First, we need to initialise the CUDA API and load our compiled module. The PTX format is just-in-time compiled to binary code for the installed GPU during this step, and we output some information about the compilation process.

Allocating memory on the GPU is done using the cuda package’s versions of functions like mallocArray, and the pokeArray function is used to transfer data from the host (i.e. the CPU) to the GPU memory. The CUDA kernel is then run using the launchKernel function, which takes arguments specifying the layout of threads and thread blocks to use (the values shown in the code above were the best I found from doing a couple of quick timing experiments), as well as the parameters to pass to the kernel function.

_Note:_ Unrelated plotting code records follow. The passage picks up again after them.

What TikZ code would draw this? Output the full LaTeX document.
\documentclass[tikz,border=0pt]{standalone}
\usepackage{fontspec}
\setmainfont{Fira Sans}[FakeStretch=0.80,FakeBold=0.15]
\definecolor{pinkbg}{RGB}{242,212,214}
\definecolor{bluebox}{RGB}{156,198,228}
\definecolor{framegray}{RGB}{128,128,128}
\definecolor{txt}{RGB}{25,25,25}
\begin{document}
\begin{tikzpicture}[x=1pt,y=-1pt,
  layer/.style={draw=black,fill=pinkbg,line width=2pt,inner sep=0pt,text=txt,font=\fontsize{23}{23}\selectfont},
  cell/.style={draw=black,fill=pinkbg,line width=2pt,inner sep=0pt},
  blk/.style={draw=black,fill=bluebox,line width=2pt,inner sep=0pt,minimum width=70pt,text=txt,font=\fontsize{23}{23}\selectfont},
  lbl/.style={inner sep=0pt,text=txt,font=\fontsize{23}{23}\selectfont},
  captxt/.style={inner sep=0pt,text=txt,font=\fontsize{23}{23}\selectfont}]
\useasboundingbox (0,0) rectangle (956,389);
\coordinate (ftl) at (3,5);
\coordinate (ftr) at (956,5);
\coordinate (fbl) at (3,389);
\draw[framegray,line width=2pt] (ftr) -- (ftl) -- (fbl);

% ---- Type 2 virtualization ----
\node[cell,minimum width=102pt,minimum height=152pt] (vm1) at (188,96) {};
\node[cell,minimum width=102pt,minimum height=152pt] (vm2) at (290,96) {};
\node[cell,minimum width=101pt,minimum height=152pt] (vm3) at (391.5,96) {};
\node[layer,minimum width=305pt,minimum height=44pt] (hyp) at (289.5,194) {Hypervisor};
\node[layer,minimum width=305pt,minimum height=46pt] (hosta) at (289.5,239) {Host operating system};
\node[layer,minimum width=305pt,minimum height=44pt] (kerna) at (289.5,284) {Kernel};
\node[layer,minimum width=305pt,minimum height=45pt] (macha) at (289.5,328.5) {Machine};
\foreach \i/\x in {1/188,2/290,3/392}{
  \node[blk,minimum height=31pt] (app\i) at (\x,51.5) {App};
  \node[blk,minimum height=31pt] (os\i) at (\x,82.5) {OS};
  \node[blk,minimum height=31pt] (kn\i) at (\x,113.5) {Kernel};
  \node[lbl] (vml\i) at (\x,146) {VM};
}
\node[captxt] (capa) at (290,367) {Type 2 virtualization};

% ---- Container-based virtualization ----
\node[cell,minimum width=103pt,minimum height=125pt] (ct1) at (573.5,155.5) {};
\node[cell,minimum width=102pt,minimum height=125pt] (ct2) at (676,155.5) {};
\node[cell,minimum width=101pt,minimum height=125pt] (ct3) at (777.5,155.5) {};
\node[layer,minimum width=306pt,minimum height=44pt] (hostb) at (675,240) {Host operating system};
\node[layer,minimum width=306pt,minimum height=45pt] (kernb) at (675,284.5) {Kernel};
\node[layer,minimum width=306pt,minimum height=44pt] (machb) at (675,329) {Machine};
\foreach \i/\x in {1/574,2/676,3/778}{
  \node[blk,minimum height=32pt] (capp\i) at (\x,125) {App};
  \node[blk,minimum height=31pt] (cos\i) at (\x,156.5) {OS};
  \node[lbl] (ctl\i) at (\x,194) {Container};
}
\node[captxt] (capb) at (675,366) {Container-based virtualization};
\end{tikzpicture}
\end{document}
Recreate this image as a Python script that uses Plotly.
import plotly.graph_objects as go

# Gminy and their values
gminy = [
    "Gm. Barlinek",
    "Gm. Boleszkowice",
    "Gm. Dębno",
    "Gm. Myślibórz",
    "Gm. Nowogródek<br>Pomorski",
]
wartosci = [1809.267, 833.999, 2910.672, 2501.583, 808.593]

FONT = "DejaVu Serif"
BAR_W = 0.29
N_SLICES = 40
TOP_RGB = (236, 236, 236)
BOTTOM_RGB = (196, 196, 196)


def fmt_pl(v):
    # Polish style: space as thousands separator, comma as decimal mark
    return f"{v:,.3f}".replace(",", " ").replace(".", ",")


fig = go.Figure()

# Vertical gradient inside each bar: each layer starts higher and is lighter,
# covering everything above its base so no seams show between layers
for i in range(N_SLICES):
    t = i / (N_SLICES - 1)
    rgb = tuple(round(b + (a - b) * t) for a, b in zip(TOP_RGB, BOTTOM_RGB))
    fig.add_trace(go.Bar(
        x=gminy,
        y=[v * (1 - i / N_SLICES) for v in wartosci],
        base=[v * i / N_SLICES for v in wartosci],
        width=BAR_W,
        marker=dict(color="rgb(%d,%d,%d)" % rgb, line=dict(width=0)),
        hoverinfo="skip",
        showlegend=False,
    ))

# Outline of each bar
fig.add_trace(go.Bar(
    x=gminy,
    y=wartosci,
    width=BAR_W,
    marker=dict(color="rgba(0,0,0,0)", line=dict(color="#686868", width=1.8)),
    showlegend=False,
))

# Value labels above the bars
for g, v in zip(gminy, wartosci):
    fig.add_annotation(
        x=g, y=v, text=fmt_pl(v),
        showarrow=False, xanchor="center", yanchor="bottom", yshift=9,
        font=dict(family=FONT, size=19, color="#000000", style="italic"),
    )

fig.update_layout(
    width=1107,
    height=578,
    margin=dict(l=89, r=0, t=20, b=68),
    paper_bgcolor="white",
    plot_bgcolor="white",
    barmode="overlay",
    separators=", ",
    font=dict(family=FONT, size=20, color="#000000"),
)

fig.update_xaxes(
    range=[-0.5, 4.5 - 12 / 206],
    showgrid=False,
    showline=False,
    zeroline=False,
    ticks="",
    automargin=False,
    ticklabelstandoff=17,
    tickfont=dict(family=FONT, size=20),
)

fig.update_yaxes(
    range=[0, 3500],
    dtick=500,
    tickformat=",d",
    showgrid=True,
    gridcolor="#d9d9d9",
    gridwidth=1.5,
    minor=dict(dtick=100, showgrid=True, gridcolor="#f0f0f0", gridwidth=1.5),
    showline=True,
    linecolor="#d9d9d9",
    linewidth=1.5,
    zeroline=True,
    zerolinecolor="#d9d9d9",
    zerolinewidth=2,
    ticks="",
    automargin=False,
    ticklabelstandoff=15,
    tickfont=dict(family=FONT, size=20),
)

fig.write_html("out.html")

Once the kernel invocation is finished, the results can be retrieved using the peekArray function.

This is all obviously a little bit grungy and it would definitely be nicer from an aesthetic point of view to use something like Accelerate, but if you already know CUDA C++ and are familiar with the CUDA programming model, it’s really not that hard to do this sort of mixed language CPU/GPU programming.

And is it fast? Oh yeah. Again, using the very unsophisticated approach of measuring elapsed time using the Unix time utility, we find that the CUDA version of the KDE code runs in about 0.4 seconds on my machine. That’s more than ten times faster than the Haskell only version, on a not very beefy GPU. And as I’ve said, I’ve not put any real effort into optimising the CUDA code. I’m sure it could be made to go faster. But for our purposes, this is good enough. In the next article, we’ll want to run this code 10,000 times (you’ll see why), which will take a little over an hour with the CUDA code, rather than nearly 17 hours with the Haskell-only code. For writing library code, or for more performance-critical applications, you would obviously put a lot more effort into optimisation (think about all the FFT stuff from earlier articles!), but for this kind of one-off data analysis task, there’s no benefit to spending more time. It’s easy to set off an analysis job, go for lunch and have the results ready when you come back.